◆ **What needs to be done**
From the listing below, restate word for word the lines from the line containing "What matplotlib code" down through the line containing "62, 64, 66]". Exclude pictures.

Charts and diagrams as code
-------

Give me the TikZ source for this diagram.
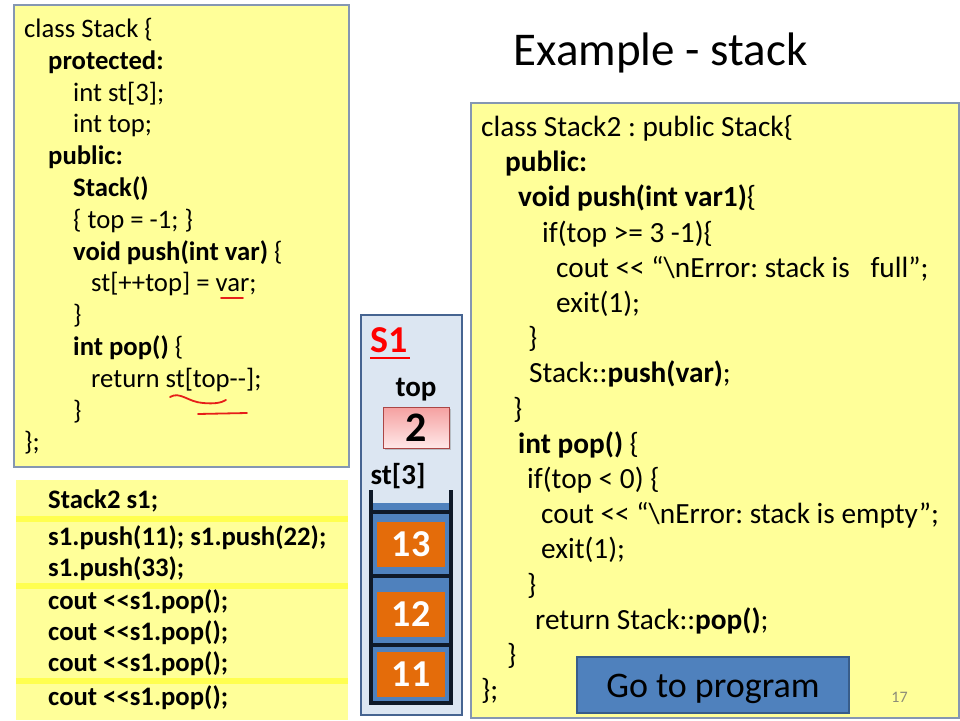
\documentclass[tikz,border=0pt]{standalone}
\usepackage{fontspec}
\newfontfamily\calibri{Carlito}
\usetikzlibrary{positioning,shadows}
\frenchspacing
\definecolor{paleyel}{RGB}{255,255,153}
\definecolor{bandyel}{RGB}{255,255,80}
\definecolor{boxedge}{RGB}{133,151,178}
\definecolor{stackbg}{RGB}{220,230,242}
\definecolor{stackedge}{RGB}{70,100,145}
\definecolor{cellblue}{RGB}{79,129,189}
\definecolor{cellorange}{RGB}{228,108,10}
\definecolor{wallc}{RGB}{15,25,40}
\definecolor{penred}{RGB}{230,30,25}
\definecolor{btnedge}{RGB}{56,93,138}
\definecolor{pinktop}{RGB}{245,160,160}
\definecolor{pinkbot}{RGB}{255,232,232}
\definecolor{pagegray}{RGB}{140,140,120}

\begin{document}
\begin{tikzpicture}[x=1pt,y=-1pt,font=\calibri,
codeln/.style={anchor=base west,inner sep=0pt,font=\calibri\fontsize{26.7}{32}\selectfont},
drvln/.style={codeln,font=\calibri\fontsize{29.3}{35}\selectfont},
useln/.style={codeln,font=\calibri\bfseries\fontsize{26.7}{32}\selectfont},
lbl/.style={anchor=base,inner sep=0pt,font=\calibri\bfseries\fontsize{29}{32}\selectfont},
cell/.style={fill=cellorange,text=white,minimum width=68pt,minimum height=45pt,
 inner sep=0pt,font=\calibri\bfseries\fontsize{38}{40}\selectfont},
topbox/.style={draw={rgb,255:red,170;green,70;blue,70},line width=0.8pt,top color=pinktop,
 bottom color=pinkbot,minimum width=66pt,minimum height=41pt,inner sep=0pt,
 drop shadow={opacity=0.4,shadow xshift=1.5pt,shadow yshift=-2pt},
 font=\calibri\bfseries\fontsize{42}{44}\selectfont},
wall/.style={wallc,line width=4pt},
pen/.style={penred,line width=1.8pt,line cap=round}]
\useasboundingbox (0,0) rectangle (960,720);
\fill[white] (0,0) rectangle (960,720);

% boxes
\draw[boxedge,fill=paleyel,line width=1.2pt] (14,5) rectangle (349,467);
\fill[paleyel] (16,480) rectangle (348,720);
\foreach \y in {518.5,585.5,680.5}
 \fill[bandyel] (16,\y-3) rectangle (348,\y+3);
\draw[boxedge,fill=paleyel,line width=1.2pt] (471,103) rectangle (959,718);
\draw[stackedge,fill=stackbg,line width=2.5pt] (361,315) rectangle (462,715);

\node[anchor=base,inner sep=0pt,font=\calibri\fontsize{47}{50}\selectfont] (title)
 at (660.5,65) {Example - stack};

% class Stack
\foreach \i/\dx/\txt in {0/24/{class Stack \{},1/48/{\textbf{protected:}},
 2/73/{int st[3];},3/73/{int top;},4/48/{\textbf{public:}},5/73/{\textbf{Stack()}},
 6/73/{\{ top = -1; \}},7/73/{\textbf{void push(int var)} \{},8/91/{st[++top] = var;},
 9/73/{\}},10/73/{\textbf{int pop()} \{},11/91/{return st[top--];},12/73/{\}},13/24/{\};}}
 \node[codeln] (cls\i) at (\dx,37.5+31.8*\i) {\txt};

\draw[pen] (221,298) -- (243,298);
\draw[pen] (170,397) .. controls (180,391) and (188,402) .. (203,403)
 .. controls (214,404) and (221,403) .. (226,400);
\draw[pen] (198,414) -- (247,413);

% class Stack2
\foreach \i/\dx/\txt in {0/481/{class Stack2 : public Stack\{},1/505/{\textbf{public:}},
 2/518/{\textbf{void push(int var1)}\{},3/542/{if(top >= 3 -1)\{},
 4/556/{cout << “\textbackslash nError: stack is\hspace{14pt} full”;},5/556/{exit(1);},
 6/528/{\}},7/529/{Stack::\textbf{push(var)};},8/513/{\}},9/518/{\textbf{int pop()} \{},
 10/527/{if(top < 0) \{},11/541/{cout << “\textbackslash nError: stack is empty”;},
 12/541/{exit(1);},13/527/{\}},14/535/{return Stack::\textbf{pop()};},15/507/{\}},
 16/481/{\};}}
 \node[drvln] (drv\i) at (\dx,136.5+35.2*\i) {\txt};

% main
\foreach \i/\y/\txt in {0/508/{Stack2 s1;},1/545/{s1.push(11); s1.push(22);},
 2/576/{s1.push(33);},3/609/{cout <<s1.pop();},4/640/{cout <<s1.pop();},
 5/671/{cout <<s1.pop();},6/705/{cout <<s1.pop();}}
 \node[useln] (use\i) at (48,\y) {\txt};

% object s1
\node[anchor=base west,inner sep=0pt,text=red,font=\calibri\bfseries\fontsize{38}{40}\selectfont]
 (sname) at (370,352) {S1};
\draw[red,line width=2.6pt] (sname.base west) ++(0,6) -- ++(40,0);
\node[lbl] (toplbl) at (416,396) {top};
\node[topbox] (topval) at (416,427.5) {2};
\node[lbl] (stlbl) at (398,484) {st[3]};

\fill[cellblue] (371,503) rectangle (451,703);
\foreach \v/\y in {13/544.5,12/614,11/674.5}
 \node[cell] (cell\v) at (411,\y) {\v};
\foreach \y in {512,576,645}
 \draw[wall] (371,\y) -- (451,\y);
\draw[wall] (371,490) -- (371,703) -- (451,703) -- (451,490);

\node[fill=cellblue,draw=btnedge,line width=1.5pt,minimum width=272pt,minimum height=56pt,
 text height=24pt,text depth=0pt,font=\calibri\fontsize{36}{40}\selectfont] (goprog)
 at (713,685) {Go to program};
\node[anchor=base,inner sep=0pt,text=pagegray,font=\calibri\fontsize{16}{18}\selectfont]
 (pgno) at (899.5,702) {17};
\end{tikzpicture}
\end{document}
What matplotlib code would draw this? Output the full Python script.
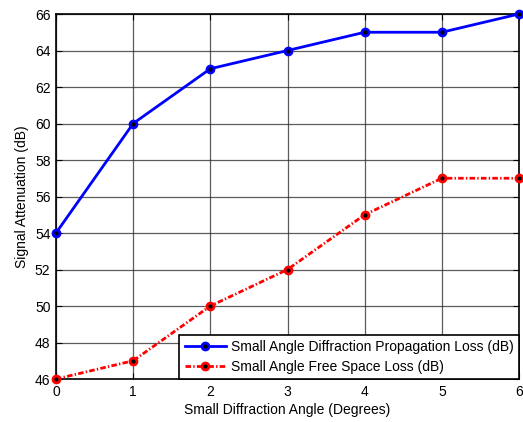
import matplotlib
matplotlib.use("Agg")
import matplotlib.pyplot as plt

plt.rcParams['font.family'] = ['Liberation Sans', 'DejaVu Sans']

angles = [0, 1, 2, 3, 4, 5, 6]
diffraction_loss = [54, 60, 63, 64, 65, 65, 66]
free_space_loss = [46, 47, 50, 52, 55, 57, 57]
y_ticks = [46, 48, 50, 52, 54, 56, 58, 60, 62, 64, 66]

fig = plt.figure(figsize=(5.23, 4.22), dpi=100)
ax = fig.add_axes([56 / 523, 1 - 379 / 422, (519 - 56) / 523, (379 - 14) / 422])

ax.plot(angles, diffraction_loss, color='blue', lw=2, marker='o', ms=5,
        mfc='black', mec='blue', mew=2, clip_on=False, zorder=5,
        label='Small Angle Diffraction Propagation Loss (dB)')
ax.plot(angles, free_space_loss, color='red', lw=2, ls=(0, (2, 0.8, 0.5, 0.8)),
        marker='o', ms=5, mfc='black', mec='red', mew=2, clip_on=False, zorder=5,
        label='Small Angle Free Space Loss (dB)')

ax.set_xlim(0, 6)
ax.set_ylim(46, 66)
ax.set_xticks(angles)
ax.set_yticks(y_ticks)
ax.grid(True, color='#333333', lw=0.9, alpha=0.8)
ax.tick_params(direction='in', top=True, right=True, labelsize=10, length=4, pad=4)
for s in ax.spines.values():
    s.set_linewidth(1.2)

ax.set_xlabel('Small Diffraction Angle (Degrees)', fontsize=10, labelpad=3)
ax.set_ylabel('Signal Attenuation (dB)', fontsize=10, labelpad=4)

leg = ax.legend(loc='lower right', fontsize=10, fancybox=False, edgecolor='black',
                framealpha=1, borderaxespad=0, handlelength=3.0, handletextpad=0.35,
                borderpad=0.37, labelspacing=0.4)
leg.get_frame().set_linewidth(1.2)

fig.savefig('out.png', dpi=100)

-------

◆ **Answer to this task**
What matplotlib code would draw this? Output the full Python script.
import matplotlib
matplotlib.use("Agg")
import matplotlib.pyplot as plt

plt.rcParams['font.family'] = ['Liberation Sans', 'DejaVu Sans']

angles = [0, 1, 2, 3, 4, 5, 6]
diffraction_loss = [54, 60, 63, 64, 65, 65, 66]
free_space_loss = [46, 47, 50, 52, 55, 57, 57]
y_ticks = [46, 48, 50, 52, 54, 56, 58, 60, 62, 64, 66]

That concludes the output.